REQUIRED WORK:
Transcribe all of the material below word for word and leave out its pictures.

GIVEN MATERIAL:

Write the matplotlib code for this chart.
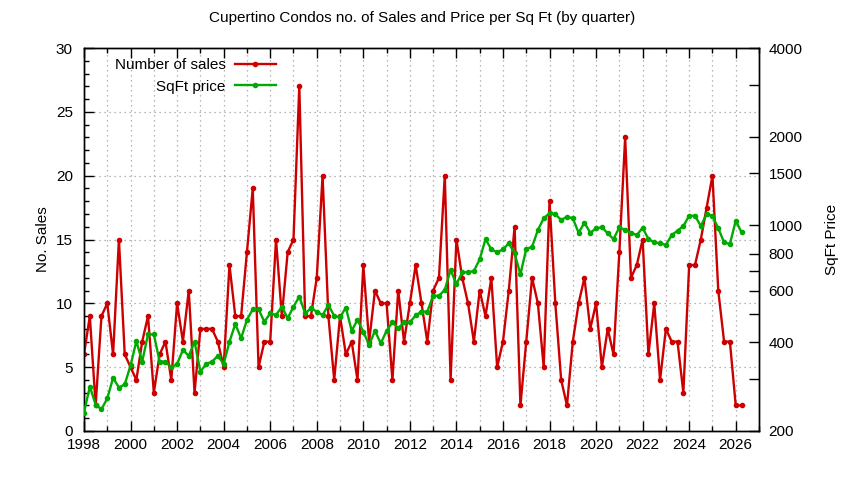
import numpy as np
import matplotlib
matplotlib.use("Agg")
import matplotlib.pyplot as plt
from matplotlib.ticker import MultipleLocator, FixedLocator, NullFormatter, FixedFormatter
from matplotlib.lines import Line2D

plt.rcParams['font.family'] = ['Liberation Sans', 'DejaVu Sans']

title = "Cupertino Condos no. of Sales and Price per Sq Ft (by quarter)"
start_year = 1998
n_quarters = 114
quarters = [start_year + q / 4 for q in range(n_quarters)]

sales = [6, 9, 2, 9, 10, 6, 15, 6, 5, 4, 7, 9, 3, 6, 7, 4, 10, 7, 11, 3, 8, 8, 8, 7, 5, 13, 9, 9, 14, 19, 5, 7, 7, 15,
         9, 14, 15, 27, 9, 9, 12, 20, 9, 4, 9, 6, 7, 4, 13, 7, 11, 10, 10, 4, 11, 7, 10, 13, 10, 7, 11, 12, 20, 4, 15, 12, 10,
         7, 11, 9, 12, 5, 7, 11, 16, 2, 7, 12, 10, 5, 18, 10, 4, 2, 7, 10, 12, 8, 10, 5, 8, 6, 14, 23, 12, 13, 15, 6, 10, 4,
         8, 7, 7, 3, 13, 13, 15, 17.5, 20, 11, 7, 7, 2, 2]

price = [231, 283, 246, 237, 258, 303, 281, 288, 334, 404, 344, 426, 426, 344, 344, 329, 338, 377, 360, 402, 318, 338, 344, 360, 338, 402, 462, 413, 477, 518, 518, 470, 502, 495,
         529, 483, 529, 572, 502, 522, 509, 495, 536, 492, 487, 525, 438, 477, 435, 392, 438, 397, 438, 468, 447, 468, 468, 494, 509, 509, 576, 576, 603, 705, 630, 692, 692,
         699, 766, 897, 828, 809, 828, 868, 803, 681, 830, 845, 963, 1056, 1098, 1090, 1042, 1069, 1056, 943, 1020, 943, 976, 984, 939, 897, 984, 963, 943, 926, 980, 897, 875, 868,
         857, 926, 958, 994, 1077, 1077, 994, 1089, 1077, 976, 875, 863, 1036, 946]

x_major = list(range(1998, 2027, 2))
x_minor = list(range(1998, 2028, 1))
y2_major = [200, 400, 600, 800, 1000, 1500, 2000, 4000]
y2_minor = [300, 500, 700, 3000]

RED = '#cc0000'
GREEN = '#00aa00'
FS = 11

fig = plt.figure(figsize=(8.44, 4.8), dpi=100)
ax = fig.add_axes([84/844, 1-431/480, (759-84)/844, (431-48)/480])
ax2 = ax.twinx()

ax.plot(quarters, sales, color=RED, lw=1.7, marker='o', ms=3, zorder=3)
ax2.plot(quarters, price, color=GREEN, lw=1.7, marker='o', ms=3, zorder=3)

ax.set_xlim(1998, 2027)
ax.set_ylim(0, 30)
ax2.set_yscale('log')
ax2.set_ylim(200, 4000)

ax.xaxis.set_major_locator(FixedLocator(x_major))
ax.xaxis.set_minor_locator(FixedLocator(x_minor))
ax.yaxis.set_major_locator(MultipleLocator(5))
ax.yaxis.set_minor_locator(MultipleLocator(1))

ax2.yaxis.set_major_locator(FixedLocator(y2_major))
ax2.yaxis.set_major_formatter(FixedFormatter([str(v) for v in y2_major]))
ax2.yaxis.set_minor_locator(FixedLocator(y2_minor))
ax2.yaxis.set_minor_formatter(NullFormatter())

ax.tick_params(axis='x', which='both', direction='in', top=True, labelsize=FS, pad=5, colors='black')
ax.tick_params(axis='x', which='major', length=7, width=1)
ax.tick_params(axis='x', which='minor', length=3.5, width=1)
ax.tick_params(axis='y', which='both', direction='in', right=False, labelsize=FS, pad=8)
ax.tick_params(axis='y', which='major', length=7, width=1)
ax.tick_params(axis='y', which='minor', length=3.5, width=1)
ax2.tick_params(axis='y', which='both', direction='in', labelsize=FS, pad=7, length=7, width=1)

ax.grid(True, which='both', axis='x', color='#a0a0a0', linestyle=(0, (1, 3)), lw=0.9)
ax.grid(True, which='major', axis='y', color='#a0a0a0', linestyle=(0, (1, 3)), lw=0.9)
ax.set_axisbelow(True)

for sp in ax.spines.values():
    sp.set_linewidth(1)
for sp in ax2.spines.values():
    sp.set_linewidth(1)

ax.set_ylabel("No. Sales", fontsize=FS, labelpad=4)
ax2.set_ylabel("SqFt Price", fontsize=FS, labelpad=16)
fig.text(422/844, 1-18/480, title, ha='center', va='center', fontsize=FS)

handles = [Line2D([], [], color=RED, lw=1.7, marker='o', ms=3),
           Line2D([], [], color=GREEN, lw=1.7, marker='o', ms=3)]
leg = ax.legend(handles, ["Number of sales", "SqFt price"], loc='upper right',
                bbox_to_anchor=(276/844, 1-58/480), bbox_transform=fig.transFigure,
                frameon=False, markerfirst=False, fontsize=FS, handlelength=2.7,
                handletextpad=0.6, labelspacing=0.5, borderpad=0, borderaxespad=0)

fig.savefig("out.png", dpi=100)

THE OUTPUT:
Write the matplotlib code for this chart.
import numpy as np
import matplotlib
matplotlib.use("Agg")
import matplotlib.pyplot as plt
from matplotlib.ticker import MultipleLocator, FixedLocator, NullFormatter, FixedFormatter
from matplotlib.lines import Line2D

plt.rcParams['font.family'] = ['Liberation Sans', 'DejaVu Sans']

title = "Cupertino Condos no. of Sales and Price per Sq Ft (by quarter)"
start_year = 1998
n_quarters = 114
quarters = [start_year + q / 4 for q in range(n_quarters)]

sales = [6, 9, 2, 9, 10, 6, 15, 6, 5, 4, 7, 9, 3, 6, 7, 4, 10, 7, 11, 3, 8, 8, 8, 7, 5, 13, 9, 9, 14, 19, 5, 7, 7, 15,
         9, 14, 15, 27, 9, 9, 12, 20, 9, 4, 9, 6, 7, 4, 13, 7, 11, 10, 10, 4, 11, 7, 10, 13, 10, 7, 11, 12, 20, 4, 15, 12, 10,
         7, 11, 9, 12, 5, 7, 11, 16, 2, 7, 12, 10, 5, 18, 10, 4, 2, 7, 10, 12, 8, 10, 5, 8, 6, 14, 23, 12, 13, 15, 6, 10, 4,
         8, 7, 7, 3, 13, 13, 15, 17.5, 20, 11, 7, 7, 2, 2]

price = [231, 283, 246, 237, 258, 303, 281, 288, 334, 404, 344, 426, 426, 344, 344, 329, 338, 377, 360, 402, 318, 338, 344, 360, 338, 402, 462, 413, 477, 518, 518, 470, 502, 495,
         529, 483, 529, 572, 502, 522, 509, 495, 536, 492, 487, 525, 438, 477, 435, 392, 438, 397, 438, 468, 447, 468, 468, 494, 509, 509, 576, 576, 603, 705, 630, 692, 692,
         699, 766, 897, 828, 809, 828, 868, 803, 681, 830, 845, 963, 1056, 1098, 1090, 1042, 1069, 1056, 943, 1020, 943, 976, 984, 939, 897, 984, 963, 943, 926, 980, 897, 875, 868,
         857, 926, 958, 994, 1077, 1077, 994, 1089, 1077, 976, 875, 863, 1036, 946]

x_major = list(range(1998, 2027, 2))
x_minor = list(range(1998, 2028, 1))
y2_major = [200, 400, 600, 800, 1000, 1500, 2000, 4000]
y2_minor = [300, 500, 700, 3000]

RED = '#cc0000'
GREEN = '#00aa00'
FS = 11

fig = plt.figure(figsize=(8.44, 4.8), dpi=100)
ax = fig.add_axes([84/844, 1-431/480, (759-84)/844, (431-48)/480])
ax2 = ax.twinx()

ax.plot(quarters, sales, color=RED, lw=1.7, marker='o', ms=3, zorder=3)
ax2.plot(quarters, price, color=GREEN, lw=1.7, marker='o', ms=3, zorder=3)

ax.set_xlim(1998, 2027)
ax.set_ylim(0, 30)
ax2.set_yscale('log')
ax2.set_ylim(200, 4000)

ax.xaxis.set_major_locator(FixedLocator(x_major))
ax.xaxis.set_minor_locator(FixedLocator(x_minor))
ax.yaxis.set_major_locator(MultipleLocator(5))
ax.yaxis.set_minor_locator(MultipleLocator(1))

ax2.yaxis.set_major_locator(FixedLocator(y2_major))
ax2.yaxis.set_major_formatter(FixedFormatter([str(v) for v in y2_major]))
ax2.yaxis.set_minor_locator(FixedLocator(y2_minor))
ax2.yaxis.set_minor_formatter(NullFormatter())

ax.tick_params(axis='x', which='both', direction='in', top=True, labelsize=FS, pad=5, colors='black')
ax.tick_params(axis='x', which='major', length=7, width=1)
ax.tick_params(axis='x', which='minor', length=3.5, width=1)
ax.tick_params(axis='y', which='both', direction='in', right=False, labelsize=FS, pad=8)
ax.tick_params(axis='y', which='major', length=7, width=1)
ax.tick_params(axis='y', which='minor', length=3.5, width=1)
ax2.tick_params(axis='y', which='both', direction='in', labelsize=FS, pad=7, length=7, width=1)

ax.grid(True, which='both', axis='x', color='#a0a0a0', linestyle=(0, (1, 3)), lw=0.9)
ax.grid(True, which='major', axis='y', color='#a0a0a0', linestyle=(0, (1, 3)), lw=0.9)
ax.set_axisbelow(True)

for sp in ax.spines.values():
    sp.set_linewidth(1)
for sp in ax2.spines.values():
    sp.set_linewidth(1)

ax.set_ylabel("No. Sales", fontsize=FS, labelpad=4)
ax2.set_ylabel("SqFt Price", fontsize=FS, labelpad=16)
fig.text(422/844, 1-18/480, title, ha='center', va='center', fontsize=FS)

handles = [Line2D([], [], color=RED, lw=1.7, marker='o', ms=3),
           Line2D([], [], color=GREEN, lw=1.7, marker='o', ms=3)]
leg = ax.legend(handles, ["Number of sales", "SqFt price"], loc='upper right',
                bbox_to_anchor=(276/844, 1-58/480), bbox_transform=fig.transFigure,
                frameon=False, markerfirst=False, fontsize=FS, handlelength=2.7,
                handletextpad=0.6, labelspacing=0.5, borderpad=0, borderaxespad=0)

fig.savefig("out.png", dpi=100)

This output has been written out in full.